The expansion of youth-focused financing carries particular relevance for Malaysia's employment challenges. Graduate unemployment and underemployment remain structural issues, and entrepreneurship can provide alternative pathways to traditional employment for younger workers. By tailoring AIM financing to youth needs and strengthening loan repayment mechanisms, the government aims to convert youth entrepreneurship from a periphery concern into a mainstream economic development strategy. This requires not just capital availability but also mentorship, business development support, and realistic repayment schedules calibrated to business growth trajectories.
Regional context matters significantly here. Southeast Asian governments broadly face the challenge of MSME financing, with similar patterns of capital allocation exceeding actual capital deployment. Indonesia, Thailand, and the Philippines grapple with comparable approval delays and transaction costs that limit the effectiveness of government lending programmes. Malaysia's specific commitment to five-to-15 day approval windows, if consistently achieved, could position the country as a regional leader in MSME finance accessibility. This could attract foreign investors and entrepreneurs seeking business-friendly environments within the region.
The sustainability of these improvements depends on institutional capacity and technology adoption. Many Malaysian banks have digitised significant portions of their operations, but loan assessment processes frequently involve manual credit analysis and documentation verification steps that slow approvals. Further automation of initial screening, standardised documentation requirements, and risk-based fast-track processes for lower-value loans could help institutions meet stated timelines without sacrificing credit quality. The government's rhetorical commitment must translate into practical investment in financial infrastructure.

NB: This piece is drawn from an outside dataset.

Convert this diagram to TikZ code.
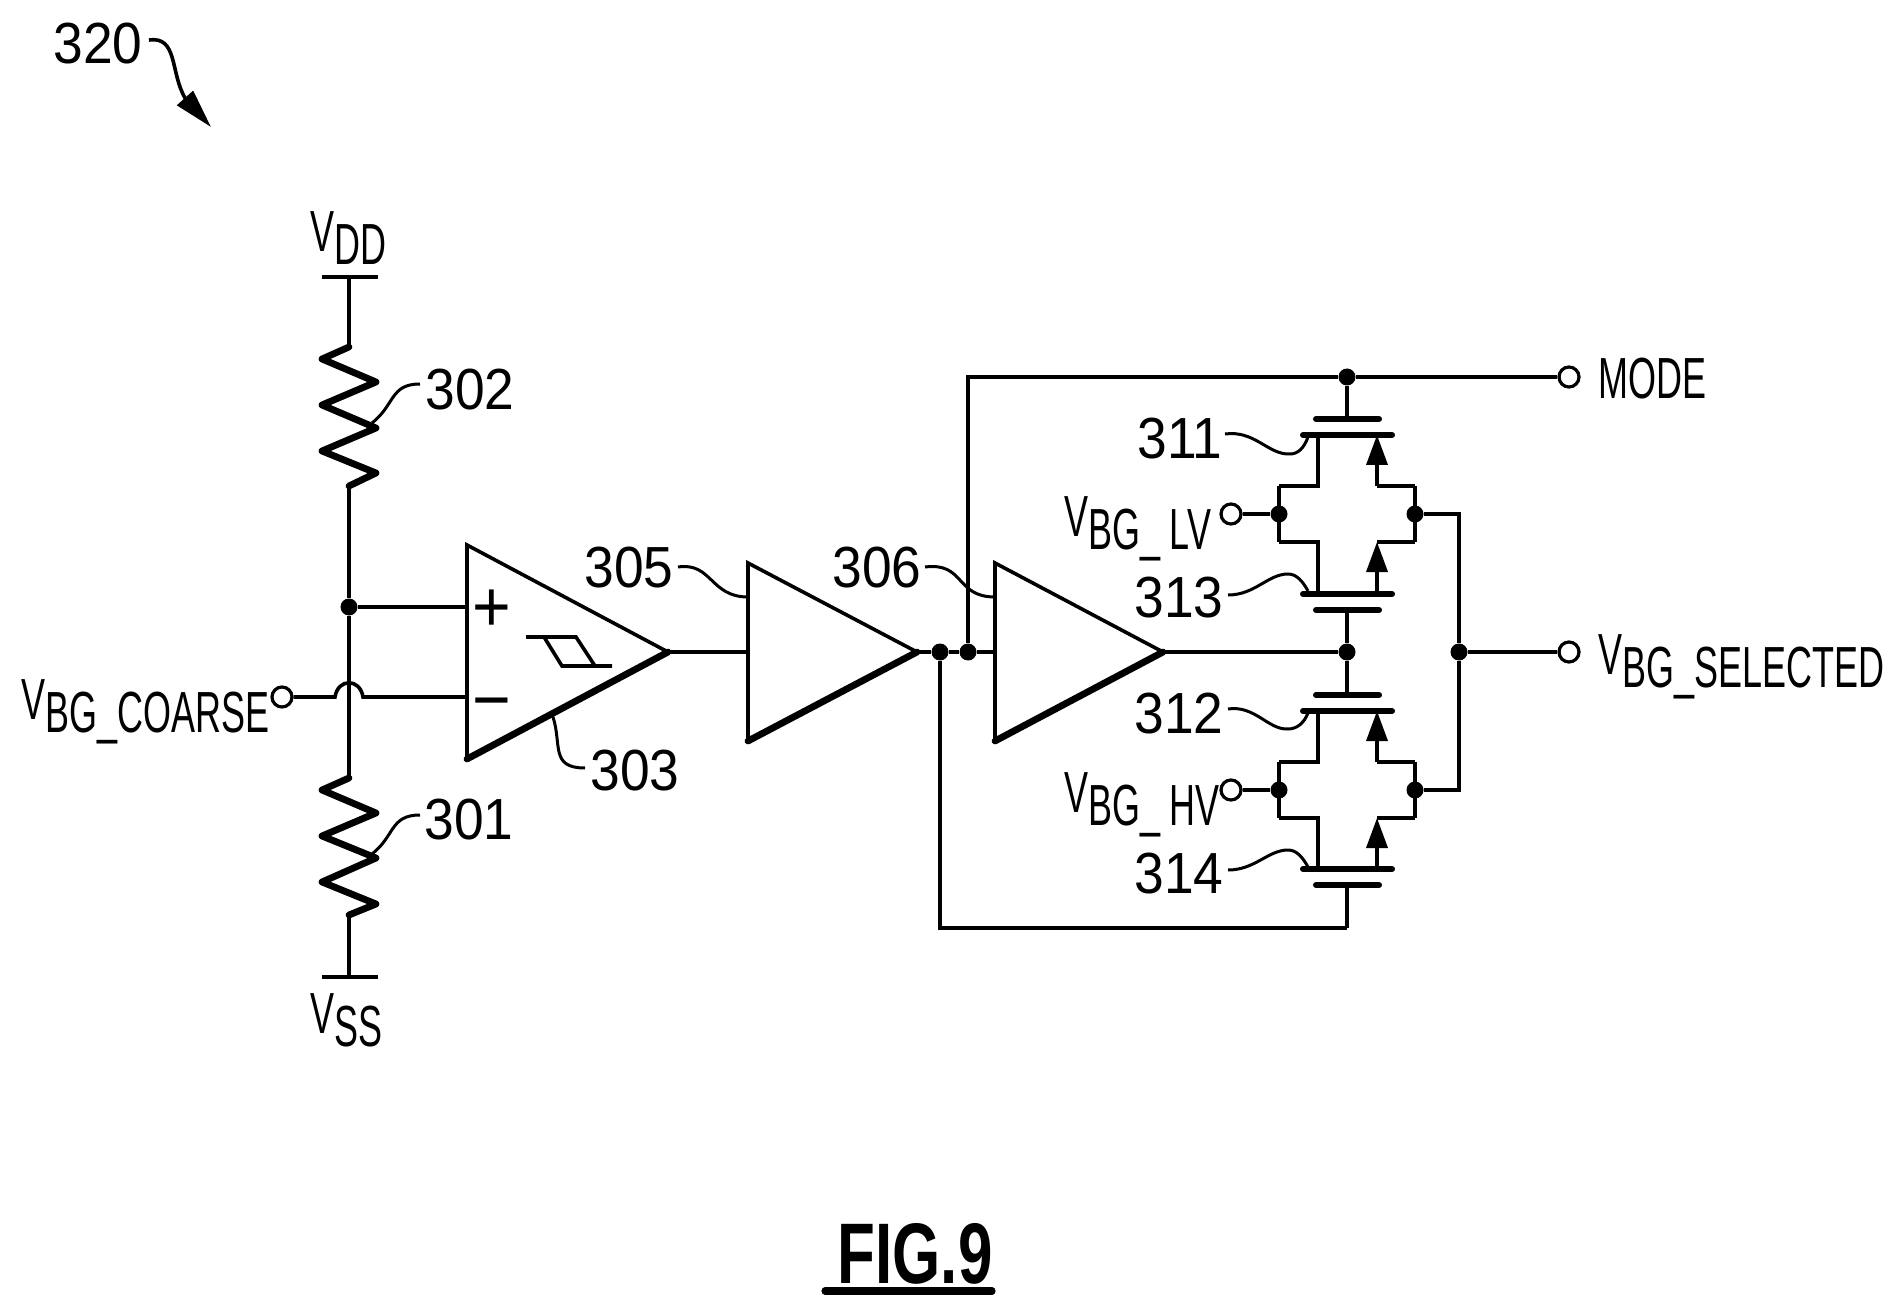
\documentclass[tikz,border=0pt]{standalone}
\usepackage{fontspec}
\usetikzlibrary{arrows.meta}
\newfontfamily\capfont{Liberation Sans}[FakeStretch=0.62]
\newfontfamily\numfont{Liberation Sans}[FakeStretch=0.92]
\newfontfamily\figfont{Liberation Sans}[FakeStretch=0.72,BoldFont={Liberation Sans Bold}]
\newcommand{\vlabel}[1]{\raisebox{6.5pt}{V}#1}
\begin{document}
\begin{tikzpicture}[x=0.5pt,y=-0.5pt,
	wire/.style = {line width=1.8pt},
	thickline/.style = {line width=3.4pt,line cap=round,line join=round},
	plate/.style = {line width=3pt,line cap=round},
	leader/.style = {line width=1.5pt},
	junction/.style = {circle,fill=black,inner sep=0pt,minimum size=8.5pt},
	terminal/.style = {circle,draw,fill=white,line width=1.6pt,inner sep=0pt,minimum size=10pt},
	numlabel/.style = {inner sep=0pt,yshift=-1.2pt,font=\numfont\fontsize{29}{29}\selectfont},
	siglabel/.style = {inner sep=0pt,anchor=base west,font=\capfont\fontsize{29}{29}\selectfont},
	signlabel/.style = {inner sep=0pt,font=\numfont\fontsize{36}{36}\selectfont},
	mostip/.style = {-{Triangle[length=15pt,width=10.5pt]}}]

	\useasboundingbox (0,0) rectangle (1904,1315);

	% Title arrow
	\node[numlabel] (n320) at (98,41) {320};
	\coordinate (arrowtip) at (211,127);
	\coordinate (arrowstart) at (149,40);
	\draw[leader,line width=1.8pt,-{Triangle[length=19.5pt,width=10.5pt]}] (arrowstart) .. controls (178,36) and (170,72) .. (185,98) -- (arrowtip);

	% Divider: supply rail and resistors
	\coordinate (vddl) at (322,277);
	\coordinate (vddr) at (378,277);
	\coordinate (vddm) at (349,277);
	\coordinate (vssl) at (322,977);
	\coordinate (vssr) at (378,977);
	\coordinate (vssm) at (349,977);
	\coordinate (r2top) at (349,347);
	\coordinate (r2bot) at (349,486);
	\coordinate (r1top) at (349,778);
	\coordinate (r1bot) at (349,915);
	\node[junction] (jdiv) at (349,607) {};
	\draw[wire] (vddl) -- (vddr);
	\draw[wire] (vssl) -- (vssr);
	\draw[wire] (vddm) -- (r2top);
	\draw[wire] (r2bot) -- (jdiv) -- (r1top);
	\draw[wire] (r1bot) -- (vssm);
	\draw[thickline] (r2top) -- (322,359) -- (376,382) -- (322,405) -- (376,428) -- (322,451) -- (376,473) -- (r2bot);
	\draw[thickline] (r1top) -- (322,790) -- (376,813) -- (322,836) -- (376,858) -- (322,882) -- (376,904) -- (r1bot);
	\node[siglabel] (vdd) at (310,265) {\vlabel{DD}};
	\node[siglabel] (vss) at (310,1046) {\vlabel{SS}};
	\node[numlabel] (n302) at (470,387) {302};
	\node[numlabel] (n301) at (469,817) {301};
	\draw[leader] (372,423) .. controls (395,405) and (390,384) .. (420,384);
	\draw[leader] (372,854) .. controls (395,836) and (390,815) .. (420,815);

	% Comparator
	\coordinate (ca) at (467,545);
	\coordinate (cb) at (467,759);
	\coordinate (cc) at (668,652);
	\coordinate (cplus) at (467,607);
	\coordinate (cminus) at (467,697);
	\draw[wire] (cb) -- (ca) -- (cc);
	\draw[thickline] (cb) -- (cc);
	\draw[wire] (jdiv) -- (cplus);
	\node[terminal] (tcoarse) at (282,697) {};
	\coordinate (hopl) at (335,697);
	\coordinate (hopr) at (363,697);
	\draw[wire] (tcoarse) -- (hopl) .. controls (338,678) and (360,678) .. (hopr) -- (cminus);
	\node[signlabel] (plus) at (492,611) {+};
	\node[signlabel] (minus) at (492,711) {−};
	\draw[wire] (526,637) -- (576,637) -- (595,666);
	\draw[wire] (612,666) -- (562,666) -- (544,637);
	\node[siglabel] (vcoarse) at (21,732) {\vlabel{BG\_COARSE}};
	\node[numlabel] (n303) at (635,768) {303};
	\draw[leader] (553,717) .. controls (562,745) and (550,768) .. (585,768);

	% Buffers
	\coordinate (b1a) at (748,563);
	\coordinate (b1b) at (748,741);
	\coordinate (b1c) at (917,652);
	\coordinate (b1i) at (748,652);
	\coordinate (b2a) at (995,563);
	\coordinate (b2b) at (995,741);
	\coordinate (b2c) at (1163,652);
	\coordinate (b2i) at (995,652);
	\draw[wire] (b1b) -- (b1a) -- (b1c);
	\draw[thickline] (b1b) -- (b1c);
	\draw[wire] (b2b) -- (b2a) -- (b2c);
	\draw[thickline] (b2b) -- (b2c);
	\draw[wire] (cc) -- (b1i);
	\node[junction] (jfb) at (940,652) {};
	\node[junction] (jmode) at (968,652) {};
	\draw[wire] (b1c) -- (jfb) -- (jmode) -- (b2i);
	\node[numlabel] (n305) at (629,565) {305};
	\node[numlabel] (n306) at (877,565) {306};
	\draw[leader] (678,567) .. controls (712,562) and (710,597) .. (748,597);
	\draw[leader] (925,567) .. controls (965,562) and (955,597) .. (995,597);

	% Mode and output lines
	\node[junction] (jtop) at (1347,377) {};
	\node[terminal] (tmode) at (1569,377) {};
	\node[junction] (jmid) at (1347,652) {};
	\node[junction] (jout) at (1459,652) {};
	\node[terminal] (tout) at (1569,652) {};
	\coordinate (topleft) at (968,377);
	\coordinate (botleft) at (940,928);
	\coordinate (botmid) at (1347,928);
	\draw[wire] (jmode) -- (topleft) -- (jtop) -- (tmode);
	\draw[wire] (jfb) -- (botleft) -- (botmid);
	\draw[wire] (b2c) -- (jmid);
	\draw[wire] (jout) -- (tout);
	\node[siglabel] (mode) at (1598,399) {MODE};
	\node[siglabel] (vsel) at (1598,687) {\vlabel{BG\_SELECTED}};

	% Transistors: name, gate, channel, knee, arrow start and arrow end
	\foreach \n/\g/\c/\k/\f/\t in {a/419/435/486/486/435, b/610/594/542/594/542, c/695/711/762/762/711, d/885/869/818/869/818} {
		\coordinate (\n g) at (1347,\g);
		\coordinate (\n l) at (1303,\c);
		\coordinate (\n r) at (1392,\c);
		\draw[plate] (1316,\g) -- (1379,\g);
		\draw[plate] (\n l) -- (\n r);
		\draw[wire] (1318,\c) -- (1318,\k) -- (1279,\k);
		\draw[wire] (1415,\k) -- (1377,\k);
		\draw[wire,mostip] (1377,\f) -- (1377,\t);
	}
	\draw[wire] (jtop) -- (ag);
	\draw[wire] (jmid) -- (bg);
	\draw[wire] (jmid) -- (cg);
	\draw[wire] (botmid) -- (dg);

	% Switch pairs
	\node[junction] (jlvl) at (1279,514) {};
	\node[junction] (jlvr) at (1415,514) {};
	\node[junction] (jhvl) at (1279,790) {};
	\node[junction] (jhvr) at (1415,790) {};
	\node[terminal] (tlv) at (1231,514) {};
	\node[terminal] (thv) at (1231,790) {};
	\coordinate (lvout) at (1459,514);
	\coordinate (hvout) at (1459,790);
	\draw[wire] (1279,486) -- (1279,542);
	\draw[wire] (1415,486) -- (1415,542);
	\draw[wire] (1279,762) -- (1279,818);
	\draw[wire] (1415,762) -- (1415,818);
	\draw[wire] (tlv) -- (jlvl);
	\draw[wire] (thv) -- (jhvl);
	\draw[wire] (jlvr) -- (lvout) -- (jout);
	\draw[wire] (jhvr) -- (hvout) -- (jout);
	\node[siglabel] (vlv) at (1064,549) {\vlabel{BG\_\,LV}};
	\node[siglabel] (vhv) at (1064,825) {\vlabel{BG\_\,HV}};

	% Transistor labels
	\node[numlabel] (n311) at (1180,436) {311};
	\node[numlabel] (n313) at (1179,595) {313};
	\node[numlabel] (n312) at (1179,711) {312};
	\node[numlabel] (n314) at (1179,871) {314};
	\draw[leader] (1225,434) .. controls (1255,430) and (1268,455) .. (1290,454) .. controls (1298,454) and (1304,448) .. (1308,437);
	\draw[leader] (1228,595) .. controls (1255,595) and (1268,574) .. (1288,574) .. controls (1297,574) and (1303,582) .. (1308,591);
	\draw[leader] (1228,709) .. controls (1255,705) and (1268,730) .. (1288,729) .. controls (1297,729) and (1304,723) .. (1308,713);
	\draw[leader] (1228,870) .. controls (1255,870) and (1268,850) .. (1288,850) .. controls (1297,850) and (1303,858) .. (1308,867);

	% Figure label
	\node[inner sep=0pt,anchor=base,font=\figfont\bfseries\fontsize{43}{43}\selectfont] (fig) at (915,1283) {FIG.9};
	\coordinate (ulinel) at (825,1291);
	\coordinate (uliner) at (992,1291);
	\draw[line width=3.6pt,line cap=round] (ulinel) -- (uliner);

\end{tikzpicture}
\end{document}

Stakeholder coordination represents another critical dimension. MSME associations, business chambers, and industry groups must communicate specific bottlenecks they encounter with lenders, enabling both government oversight bodies and financial institutions to identify and address systemic delays. Additionally, MSME owners themselves require clearer guidance on documentation requirements and realistic approval timelines, reducing unnecessary applications and improving overall system efficiency. Better-informed entrepreneurs waste less time pursuing applications unlikely to succeed and can better prepare materials that satisfy bank requirements.
The broader challenge remains one of economic inequality and opportunity distribution. While these financing improvements benefit qualifying applicants with viable business plans and sufficient collateral, many would-be entrepreneurs remain excluded by their socioeconomic circumstances. Balancing inclusive growth ambitions with prudential risk management requires honest acknowledgment that faster approval timelines alone cannot solve structural barriers to entrepreneurial capital access. Government support programmes must eventually phase toward sustainability, meaning successful MSMEs graduate to commercial financing arrangements while new cohorts receive government-backed support.